# The task
Without the pictures, print the lines running from the beginning of the material to the line containing "import seaborn as sns", both ends included.

★ ★ ★ ★ ★

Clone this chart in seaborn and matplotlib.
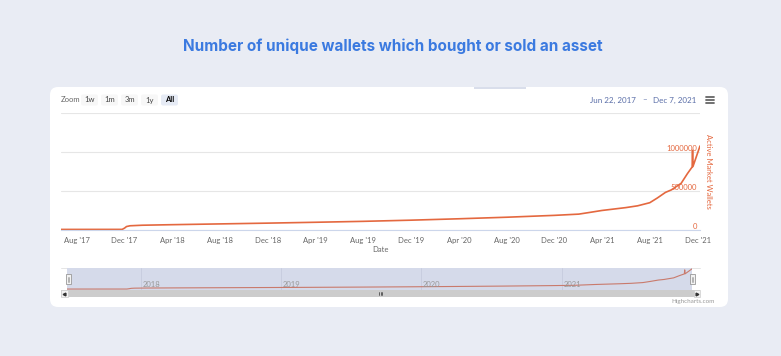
import matplotlib
matplotlib.use("Agg")
import matplotlib.pyplot as plt
import matplotlib.dates as mdates
from matplotlib.patches import FancyBboxPatch, Rectangle
import pandas as pd
import seaborn as sns

# Values (active market wallets per day)
dates = ["2017-06-22", "2017-11-25", "2017-12-01", "2017-12-06", "2017-12-15",
         "2018-01-15", "2018-04-01", "2018-08-01", "2018-12-01", "2019-04-01",
         "2019-08-01", "2019-12-01", "2020-04-01", "2020-08-01", "2020-12-01",
         "2021-02-01", "2021-03-01", "2021-04-01", "2021-06-01", "2021-07-01",
         "2021-08-01", "2021-08-20", "2021-09-10", "2021-09-25", "2021-10-20",
         "2021-11-05", "2021-11-17", "2021-11-18", "2021-11-19", "2021-12-07"]
wallets = [1000, 1500, 18000, 38000, 48000,
           55000, 62000, 72000, 82000, 93000,
           105000, 120000, 138000, 158000, 182000,
           198000, 220000, 245000, 282000, 305000,
           345000, 405000, 478000, 510000, 595000,
           720000, 805000, 1020000, 810000, 1075000]
y_ticks = [0, 500000, 1000000, 1500000]
y_labels = ["0", "500000", "1000000"]
zoom_buttons = ["1w", "1m", "3m", "1y", "All"]
nav_years = ["2018", "2019", "2020", "2021"]

title = "Number of unique wallets which bought or sold an asset"
line_color = "#e4683f"

df = pd.DataFrame({"date": pd.to_datetime(dates), "wallets": wallets})
start, end = pd.Timestamp("2017-06-22"), pd.Timestamp("2021-12-07")

sns.set_style("white")
plt.rcParams["font.family"] = ["Lato", "DejaVu Sans"]

W, H = 781, 356
fig = plt.figure(figsize=(W / 100, H / 100), dpi=100)
fig.patch.set_facecolor("#e9ecf4")


def px_axes(x0, y0, x1, y1):
    return fig.add_axes([x0 / W, 1 - y1 / H, (x1 - x0) / W, (y1 - y0) / H])


# background layer in pixel coordinates
bg = fig.add_axes([0, 0, 1, 1], zorder=0)
bg.set_xlim(0, W)
bg.set_ylim(H, 0)
bg.axis("off")
bg.add_patch(FancyBboxPatch((50, 87), 678, 220, boxstyle="round,pad=0,rounding_size=8",
                            fc="white", ec="none"))
bg.add_patch(Rectangle((474, 86.5), 52, 2, fc="#d9deeb", ec="none"))

bg.text(W / 2 + 2, 46, title, ha="center", va="center", fontsize=11,
        fontweight="bold", color="#3b7ae0", family=["Inter", "DejaVu Sans"])

# range selector
bg.text(61, 100, "Zoom", ha="left", va="center", fontsize=5.5, color="#666666")
for i, b in enumerate(zoom_buttons):
    x0 = 81 + i * 20
    sel = b == "All"
    bg.add_patch(FancyBboxPatch((x0, 94.5), 17, 11, boxstyle="round,pad=0,rounding_size=2",
                                fc="#e6ebf5" if sel else "#f7f7f7", ec="none"))
    bg.text(x0 + 8.5, 100, b, ha="center", va="center", fontsize=5.5,
            color="#000000" if sel else "#444444", fontweight="bold" if sel else "normal")
bg.text(636, 100, "Jun 22, 2017", ha="right", va="center", fontsize=5.8, color="#5a6ea8")
bg.text(645, 100, "–", ha="center", va="center", fontsize=5.8, color="#5a6ea8")
bg.text(653, 100, "Dec 7, 2021", ha="left", va="center", fontsize=5.8, color="#5a6ea8")
for yy in (97, 100, 103):
    bg.plot([705.5, 713.5], [yy, yy], color="#666666", lw=1.3)

# main chart
ax = px_axes(61, 113, 700, 229.5)
ax.set_zorder(1)
sns.lineplot(data=df, x="date", y="wallets", ax=ax, color=line_color, lw=1.2)
ax.set_xlim(start, end)
ax.set_ylim(0, 1500000)
ax.set_yticks(y_ticks)
ax.grid(axis="y", color="#e6e6e6", lw=0.8)
ax.tick_params(axis="y", length=0, labelleft=False)
for s in ("top", "left", "right"):
    ax.spines[s].set_visible(False)
ax.spines["bottom"].set_color("#ccd6eb")
ax.spines["bottom"].set_linewidth(0.8)
ax.xaxis.set_major_locator(mdates.MonthLocator(bymonth=[4, 8, 12]))
ax.xaxis.set_major_formatter(mdates.DateFormatter("%b '%y"))
ax.tick_params(axis="x", length=4, width=0.8, color="#ccd6eb", labelsize=5.5,
               labelcolor="#666666", pad=1.5)
ax.set_xlabel("")
ax.set_ylabel("")
for v, lab in zip(y_ticks, y_labels):
    ax.annotate(lab, xy=(1, v), xycoords=("axes fraction", "data"), xytext=(-3, 3),
                textcoords="offset pixels", ha="right", va="center", fontsize=5.5,
                color=line_color)
bg.text(708, 171, "Active Market Wallets", rotation=-90, ha="center", va="center",
        fontsize=5.5, color=line_color)
bg.text(380.5, 249, "Date", ha="center", va="center", fontsize=5.5, color="#666666")

# navigator
bg.plot([61, 700], [268, 268], color="#e0e0e0", lw=0.6)
nav = px_axes(67, 268, 692, 290)
nav.set_zorder(1)
nav.set_facecolor("#d5daea")
sns.lineplot(data=df, x="date", y="wallets", ax=nav, color="#c97a6c", lw=0.8)
nav.set_xlim(start, end)
nav.set_ylim(-50000, 1120000)
nav.set_yticks([])
nav.set_xticks(pd.to_datetime([y + "-01-01" for y in nav_years]))
nav.set_xticklabels([])
nav.tick_params(axis="x", length=0)
nav.grid(axis="x", color="#c6cbdd", lw=0.6)
nav.set_xlabel("")
nav.set_ylabel("")
for s in nav.spines.values():
    s.set_visible(False)
for yr in nav_years:
    nav.annotate(yr, xy=(pd.Timestamp(yr + "-01-01"), 0), xycoords=("data", "axes fraction"),
                 xytext=(2, 2), textcoords="offset pixels", ha="left", va="bottom",
                 fontsize=5.5, color="#999999")

# navigator handles
top = fig.add_axes([0, 0, 1, 1], zorder=2)
top.set_xlim(0, W)
top.set_ylim(H, 0)
top.axis("off")
for hx in (65.5, 689.5):
    top.add_patch(Rectangle((hx, 274), 5, 10, fc="#f2f2f2", ec="#999999", lw=0.6))
    top.plot([hx + 2, hx + 2], [276.5, 281.5], color="#999999", lw=0.5)
    top.plot([hx + 3, hx + 3], [276.5, 281.5], color="#999999", lw=0.5)

# scrollbar
top.add_patch(Rectangle((61, 290), 639, 7, fc="#cccccc", ec="none"))
top.add_patch(Rectangle((61, 290), 6.5, 7, fc="#f2f2f2", ec="#cccccc", lw=0.5))
top.add_patch(Rectangle((693.5, 290), 6.5, 7, fc="#f2f2f2", ec="#cccccc", lw=0.5))
top.plot([64.2], [293.5], marker="<", ms=2, color="#333333")
top.plot([696.8], [293.5], marker=">", ms=2, color="#333333")
for gx in (379, 380.5, 382):
    top.plot([gx, gx], [292, 295], color="#333333", lw=0.5)

top.text(715, 301.5, "Highcharts.com", ha="right", va="center", fontsize=4.5, color="#999999")

fig.savefig("out.png", dpi=100, facecolor=fig.get_facecolor())
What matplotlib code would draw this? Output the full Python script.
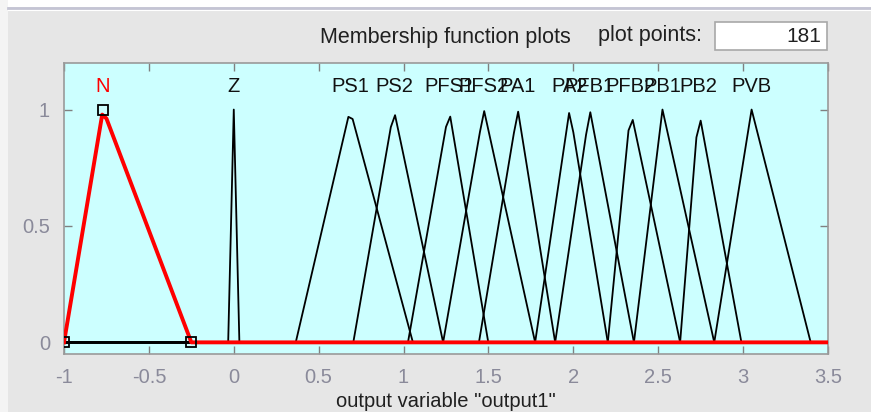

★ ★ ★ ★ ★

# The reply
Clone this chart in seaborn and matplotlib.
import matplotlib
matplotlib.use("Agg")
import matplotlib.pyplot as plt
import matplotlib.dates as mdates
from matplotlib.patches import FancyBboxPatch, Rectangle
import pandas as pd
import seaborn as sns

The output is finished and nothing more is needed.